Tuesday, September 02, 2008

Labor Day Rant

The title of my blog includes the word, Rant, but I have yet to do one. I found my rant over the weekend, not that I sought it out. I try to be polite and civil to my ex wife, even when I truly just want to do the complete opposite. Per our custody agreement, I was supposed to have my son on Labor Day and she would be expected to pick him up at 8pm. She calls on Sunday stating that she wants to pick him up early. I remind her that she need not worry about it because she's not supposed to pick him up until Monday, so it's not a problem. She then says she has made plans for him on Sunday, to which I tell her that it's not my job to remind her of the visitation order, and she should make other plans, as I will not give up the few hours I do get to spend with him. She then starts ranting that we should try to work together on holidays and I should concede this one. Yes, this is the same woman that hid him from me on my wedding day and also refused to bring him to my graduation, despite my obtaining tickets for them both at her request. I did offer to let her pick him up at 6pm on Monday if she wanted to, as a goodwill gesture, to which I am responded to with cursing and yelling, so I hang up. I do not hear from her again until Monday at 5:50pm, at which she calls and with a very nasty and rude tone of voice says she's on her way to pick him up. I remind her that pickup is not until 8pm. She begins yelling and screaming that I offered to allow her to pick him up at 6pm, and I reminded her that she never actually accepted the offer, but began cursing at me instead. I tell her that he's not ready to go yet, but that I will have him start getting ready and send him out when he is.

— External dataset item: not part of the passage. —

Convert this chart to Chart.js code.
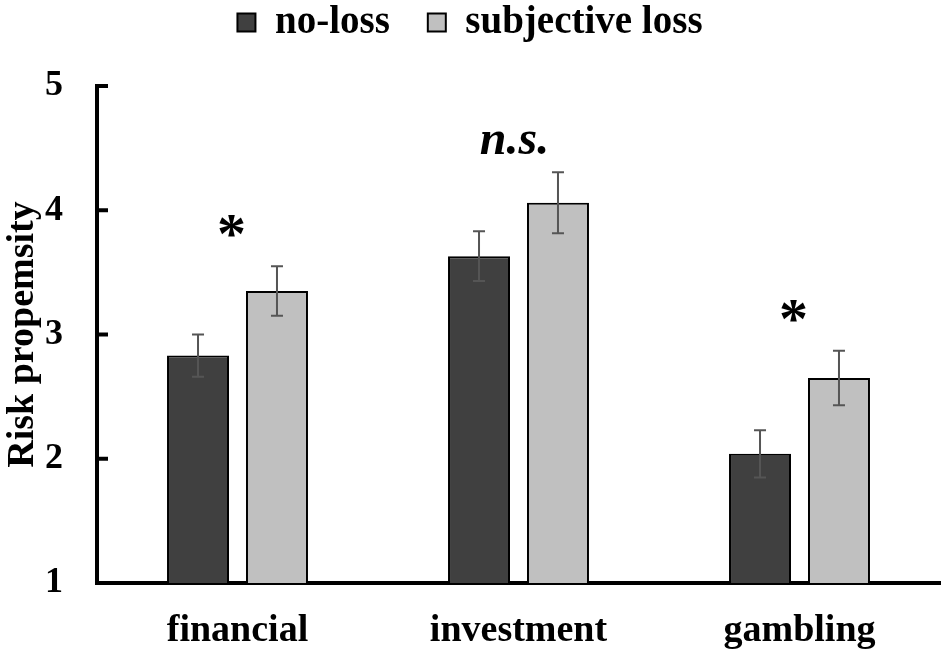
<!DOCTYPE html>
<html>
<head>
<meta charset="utf-8">
<script src="https://cdn.jsdelivr.net/npm/chart.js@4"></script>
<style>
  html, body { margin: 0; padding: 0; background: #fff; }
  #wrap { width: 950px; height: 654px; }
</style>
</head>
<body>
<div id="wrap"><canvas id="myChart"></canvas></div>
<script>
let categories = ['financial', 'investment', 'gambling'];
let noLoss = [2.83, 3.63, 2.04];
let noLossErr = [0.17, 0.20, 0.19];
let subjLoss = [3.35, 4.06, 2.65];
let subjLossErr = [0.20, 0.245, 0.22];
let marks = ['*', 'n.s.', '*'];
let yTicks = [1, 2, 3, 4, 5];

let serif = '"Liberation Serif", "Times New Roman", serif';

// legend box gets a fixed height so the plot starts lower
let legendSpace = {
  id: 'legendSpace',
  afterInit(chart) {
    let l = chart.legend;
    let fit = l.fit.bind(l);
    l.fit = () => { fit(); l.height = 121; };
  }
};

// error bars, inner y ticks and significance marks
let extras = {
  id: 'extras',
  afterDatasetsDraw(chart) {
    let ctx = chart.ctx;
    let y = chart.scales.y;
    let errs = [noLossErr, subjLossErr];
    ctx.save();
    ctx.strokeStyle = '#555';
    ctx.lineWidth = 2;
    chart.data.datasets.forEach((ds, di) => {
      chart.getDatasetMeta(di).data.forEach((bar, i) => {
        let top = y.getPixelForValue(ds.data[i] + errs[di][i]);
        let bot = y.getPixelForValue(ds.data[i] - errs[di][i]);
        ctx.beginPath();
        ctx.moveTo(bar.x, top); ctx.lineTo(bar.x, bot);
        ctx.moveTo(bar.x - 6, top); ctx.lineTo(bar.x + 6, top);
        ctx.moveTo(bar.x - 6, bot); ctx.lineTo(bar.x + 6, bot);
        ctx.stroke();
      });
    });

    ctx.strokeStyle = '#000';
    ctx.lineWidth = 4;
    yTicks.slice(1).forEach(v => {
      let py = y.getPixelForValue(v);
      ctx.beginPath();
      ctx.moveTo(chart.chartArea.left, py);
      ctx.lineTo(chart.chartArea.left + 11, py);
      ctx.stroke();
    });

    ctx.fillStyle = '#000';
    ctx.textAlign = 'center';
    ctx.textBaseline = 'alphabetic';
    let x = chart.scales.x;
    marks.forEach((m, i) => {
      let hi = Math.max(noLoss[i] + noLossErr[i], subjLoss[i] + subjLossErr[i]);
      let py = y.getPixelForValue(hi);
      let px = x.getPixelForValue(i) - 6;
      if (m === '*') {
        ctx.font = 'bold 58px ' + serif;
        ctx.fillText(m, px, py - 13);
      } else {
        ctx.font = 'italic bold 48px ' + serif;
        ctx.fillText(m, px + 2, py - 18);
      }
    });
    ctx.restore();
  }
};

let ctx = document.getElementById('myChart').getContext('2d');
let myChart = new Chart(ctx, {
  type: 'bar',
  data: {
    labels: categories,
    datasets: [{
      label: 'no-loss',
      data: noLoss,
      backgroundColor: '#404040',
      borderColor: '#000',
      borderWidth: 2
    }, {
      label: 'subjective loss',
      data: subjLoss,
      backgroundColor: '#c0c0c0',
      borderColor: '#000',
      borderWidth: 2
    }]
  },
  options: {
    responsive: true,
    maintainAspectRatio: false,
    animation: false,
    layout: { padding: { left: 0, right: 10, top: -35, bottom: 0 } },
    datasets: {
      bar: { categoryPercentage: 0.562, barPercentage: 0.785 }
    },
    plugins: {
      tooltip: { enabled: false },
      legend: {
        position: 'top',
        labels: {
          color: '#000',
          boxWidth: 18,
          boxHeight: 18,
          padding: 38,
          font: { family: serif, size: 39, weight: 'bold' }
        }
      }
    },
    scales: {
      x: {
        afterFit: (scale) => { scale.height = 71; },
        grid: { display: false, drawTicks: false },
        border: { color: '#000', width: 4 },
        ticks: {
          color: '#000',
          padding: 25,
          font: { family: serif, size: 38, weight: 'bold' }
        }
      },
      y: {
        min: 1,
        max: 5,
        afterBuildTicks: (scale) => {
          scale.ticks = yTicks.map(v => ({ value: v }));
        },
        afterFit: (scale) => { scale.width = 97; },
        grid: { display: false, drawTicks: false },
        border: { color: '#000', width: 4 },
        ticks: {
          color: '#000',
          padding: 34,
          font: { family: serif, size: 36, weight: 'bold' }
        },
        title: {
          display: true,
          text: 'Risk propemsity',
          color: '#000',
          padding: 0,
          font: { family: serif, size: 38, weight: 'bold' }
        }
      }
    }
  },
  plugins: [legendSpace, extras]
});
</script>
</body>
</html>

I just don't get it. Men get a bad rap for not being there for their kids after divorce or out of wedlock situations, but there have been times that I can see how many would find it much easier to do so than to deal with uncooperative mothers. I spent the last 2+ years fighting for my rights as a father and want nothing more than to see my son grow into a strong, confident, and happy adult, but I fear that he's been thrown to the wolves out of spite. I wish some people could just grow up and put the important things, namely our son, first. In the end, I gave in to avoid having a fight in front of him, but most likely, all I've done is given her a payoff for her bad behavior. I just hope someday, he'll see the truth in all the lies he's been told and make good decisions for himself.